No one outside the paper’s innermost circle, of course, knows their real working relationship — Sarah declined to be interviewed, Lever did not reply to requests — but it is clear Sarah’s view of the role of her newspaper is different than her father’s sense of it as sacred trust. “It’s a business,” she told inBusiness. “You have to run it like a business. The history is important but you can’t let that dictate what you do.”
Perhaps because the Chronicle Herald has been Nova Scotia’s “newspaper of record” for longer than most Nova Scotians have been alive, or perhaps because, traditionally, newspapers have been central to our notions of democracy and informed citizen decision-making, this dispute between one newspaper’s owners and the reporters and editors who re-create it daily, seems both more important and also more personal than most labour disputes.

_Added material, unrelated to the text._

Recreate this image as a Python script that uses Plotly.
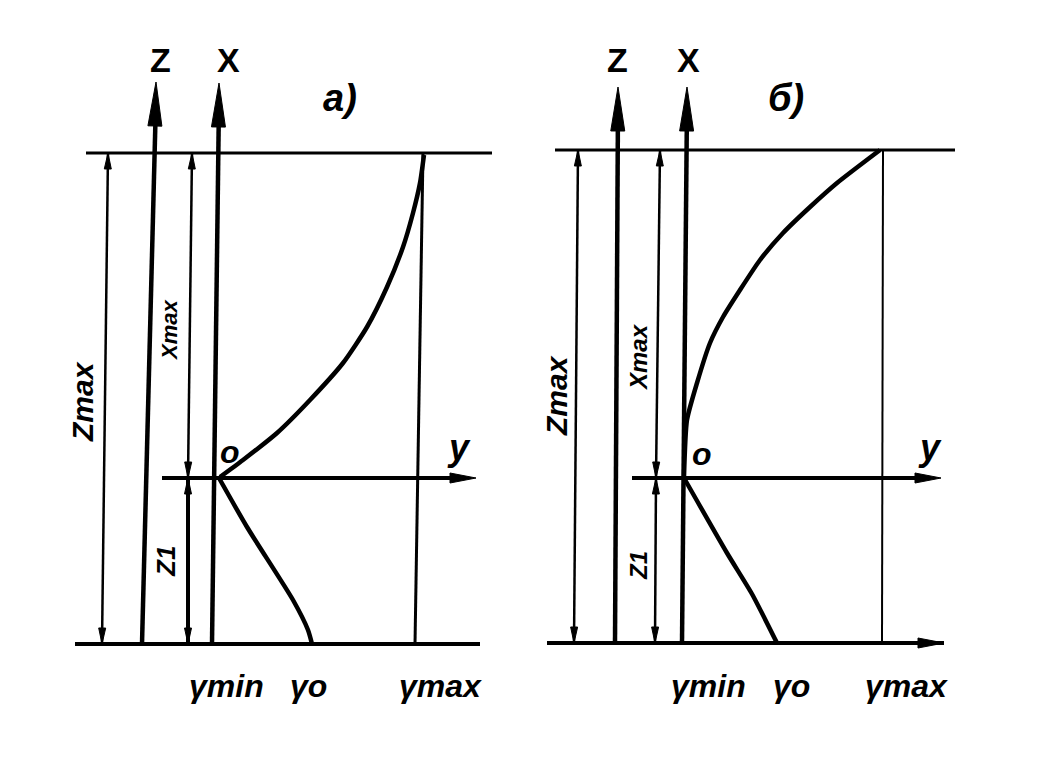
import math
import plotly.graph_objects as go

W, H = 1052, 758
PAD = 8  # default page margin of the HTML body

# ---------------- panel a) : drawing coordinates (horizontal, vertical) ----------------
a_top = [86, 492, 153]            # x from, x to, level
a_bottom = [75, 480, 644]
a_yaxis = [162, 476, 478]
a_z_axis = [142, 644, 156, 82]    # foot x, foot y, tip x, tip y
a_x_axis = [212, 644, 219, 83]
a_zmax_dim = [102, 644, 108, 153]
a_xmax_dim = [188, 478, 192, 153]
a_z1_dim = [188, 644, 188, 478]
a_gmax_line = [415, 644, 423, 153]
a_curve_h = [220, 243, 277, 310, 343, 367, 387, 403, 413, 420, 424]
a_curve_v = [477, 460, 433, 400, 363, 327, 287, 247, 213, 183, 155]
a_line_h = [219, 247, 293, 308, 312]
a_line_v = [478, 527, 600, 630, 644]

# ---------------- panel б) ----------------
b_top = [555, 955, 150]
b_bottom = [547, 944, 643]
b_yaxis = [632, 941, 478]
b_z_axis = [615, 643, 618, 87]
b_x_axis = [682, 643, 687, 87]
b_zmax_dim = [574, 643, 578, 150]
b_xmax_dim = [656, 478, 660, 150]
b_z1_dim = [655, 643, 656, 478]
b_gmax_line = [882, 643, 883, 150]
b_curve_h = [684, 687, 697, 710, 723, 740, 760, 783, 810, 837, 880]
b_curve_v = [477, 420, 383, 343, 317, 290, 260, 233, 207, 183, 150]
b_line_h = [684, 727, 752, 777]
b_line_v = [478, 553, 594, 643]

# ---------------- labels ----------------
axis_names = ["Z", "X", "Z", "X"]
axis_name_pos = [[160, 60], [228, 60], [617, 60], [688, 60]]
panel_tags = ["a)", "б)"]
panel_tag_pos = [[340, 98], [786, 98]]
origin_tags = ["o", "o"]
origin_pos = [[230, 452], [702, 454]]
y_tags = ["y", "y"]
y_pos = [[459, 447], [930, 447]]
bottom_labels = ["γmin", "γo", "γmax", "γmin", "γo", "γmax"]
bottom_pos = [[226, 686], [308, 686], [440, 686], [708, 686], [791, 686], [906, 686]]
dim_labels = ["Zmax", "Xmax", "Z1", "Zmax", "Xmax", "Z1"]
dim_pos = [[82, 402], [169, 331], [166, 562], [556, 396], [638, 357], [638, 566]]
dim_sizes = [30, 22, 26, 30, 24, 24]

fig = go.Figure()


def seg(x0, y0, x1, y1, w):
    fig.add_trace(go.Scatter(x=[x0, x1], y=[y0, y1], mode="lines",
                             line=dict(color="black", width=w),
                             hoverinfo="skip", showlegend=False))


def head(tx, ty, fx, fy, length, half):
    # filled triangular arrow head with tip (tx,ty), pointing away from (fx,fy)
    dx, dy = tx - fx, ty - fy
    n = math.hypot(dx, dy)
    ux, uy = dx / n, dy / n
    bx, by = tx - ux * length, ty - uy * length
    px, py = -uy, ux
    xs = [tx, bx + px * half, bx - px * half, tx]
    ys = [ty, by + py * half, by - py * half, ty]
    fig.add_trace(go.Scatter(x=xs, y=ys, mode="lines", fill="toself",
                             fillcolor="black", line=dict(color="black", width=1),
                             hoverinfo="skip", showlegend=False))


def axis_arrow(spec, w):
    fx, fy, tx, ty = spec
    seg(fx, fy, tx + (fx - tx) * 0.03, ty + (fy - ty) * 0.06, w)
    head(tx, ty, fx, fy, 44, 7)


def dim_line(spec, w, both=True):
    x0, y0, x1, y1 = spec
    seg(x0, y0, x1, y1, w)
    head(x1, y1, x0, y0, 16, 3.5)
    if both:
        head(x0, y0, x1, y1, 16, 3.5)


for top, bot, yax, zax, xax, zd, xd, z1, gm, ch, cv, lh, lv in [
    (a_top, a_bottom, a_yaxis, a_z_axis, a_x_axis, a_zmax_dim, a_xmax_dim, a_z1_dim,
     a_gmax_line, a_curve_h, a_curve_v, a_line_h, a_line_v),
    (b_top, b_bottom, b_yaxis, b_z_axis, b_x_axis, b_zmax_dim, b_xmax_dim, b_z1_dim,
     b_gmax_line, b_curve_h, b_curve_v, b_line_h, b_line_v),
]:
    seg(top[0], top[2], top[1], top[2], 3)
    seg(bot[0], bot[2], bot[1], bot[2], 4)
    seg(yax[0], yax[2], yax[1] - 20, yax[2], 4)
    head(yax[1], yax[2], yax[0], yax[2], 26, 5)
    axis_arrow(zax, 4.5)
    axis_arrow(xax, 4.5)
    dim_line(zd, 2.5)
    dim_line(xd, 2.5)
    dim_line(z1, 4 if top is a_top else 2.5)
    seg(gm[0], gm[1], gm[2], gm[3], 3 if top is a_top else 2)
    fig.add_trace(go.Scatter(x=ch, y=cv, mode="lines",
                             line=dict(color="black", width=4.5, shape="spline", smoothing=0.6),
                             hoverinfo="skip", showlegend=False))
    fig.add_trace(go.Scatter(x=lh, y=lv, mode="lines",
                             line=dict(color="black", width=4.5, shape="spline", smoothing=0.6),
                             hoverinfo="skip", showlegend=False))

# panel б bottom baseline arrow
head(b_bottom[1], b_bottom[2], b_bottom[0], b_bottom[2], 26, 5)

FONT = "Liberation Sans Narrow, Liberation Sans, DejaVu Sans"
ann = []


def label(text, pos, size, angle=0, italic=True):
    t = f"<b>{text}</b>"
    if italic:
        t = f"<i>{t}</i>"
    ann.append(dict(text=t, x=pos[0], y=pos[1], xref="x", yref="y", showarrow=False,
                    textangle=angle, font=dict(family=FONT, size=size, color="black"),
                    xanchor="center", yanchor="middle"))


for t, p in zip(axis_names, axis_name_pos):
    label(t, p, 34, italic=False)
for t, p in zip(panel_tags, panel_tag_pos):
    label(t, p, 38)
for t, p in zip(origin_tags, origin_pos):
    label(t, p, 32)
for t, p in zip(y_tags, y_pos):
    label(t, p, 36)
for t, p in zip(bottom_labels, bottom_pos):
    label(t, p, 32)
for t, p, s in zip(dim_labels, dim_pos, dim_sizes):
    label(t, p, s, angle=-90)

fig.update_layout(
    width=W - 2 * PAD, height=H - 2 * PAD, autosize=False,
    margin=dict(l=0, r=0, t=0, b=0),
    paper_bgcolor="white", plot_bgcolor="white",
    annotations=ann,
    xaxis=dict(range=[PAD, W - PAD], visible=False, fixedrange=True),
    yaxis=dict(range=[H - PAD, PAD], visible=False, fixedrange=True),
)

fig.write_html("out.html")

Some longtime readers have cancelled their subscriptions in protest. (No one knows how many; the union speculates the number could be as high as 10,000; the company won’t release numbers.) Some readers — again there are no numbers — have threatened to boycott companies that continue to advertise in the paper. While some advertisers have stopped placing ads, others have hung in. Members of the local arts community recently staged a press conference to complain about the strike’s impact on attendance at cultural events. The dispute has even split the Dennis family itself; while Sarah and her husband run the newspaper, her half-sister Heather has become a public champion of the striking reporters and editors.
Despite it all, David Wilson, the union negotiator, refuses to give up hope. Although he now lives in Ottawa, Wilson recalls he grew up in Halifax and delivered the Chronicle Herald as a kid. “I know how important the paper has been to the community.” He knows too that solutions take time. How long? He notes pointedly that union members at Saint John radio stations CFBC, K-100 and Kool 98 spent two years on the picket line before finally winning a new four-year contract with wage increases and job security in May 2014.
No one wants this dispute to go on that long.
“For everyone’s sake,” prominent Halifax stockbroker and musician Denis Ryan lamented in a recent opinion piece for LocalXpress.ca, the strikers’ online newspaper, “the strike needs to end… We need our democracy back.”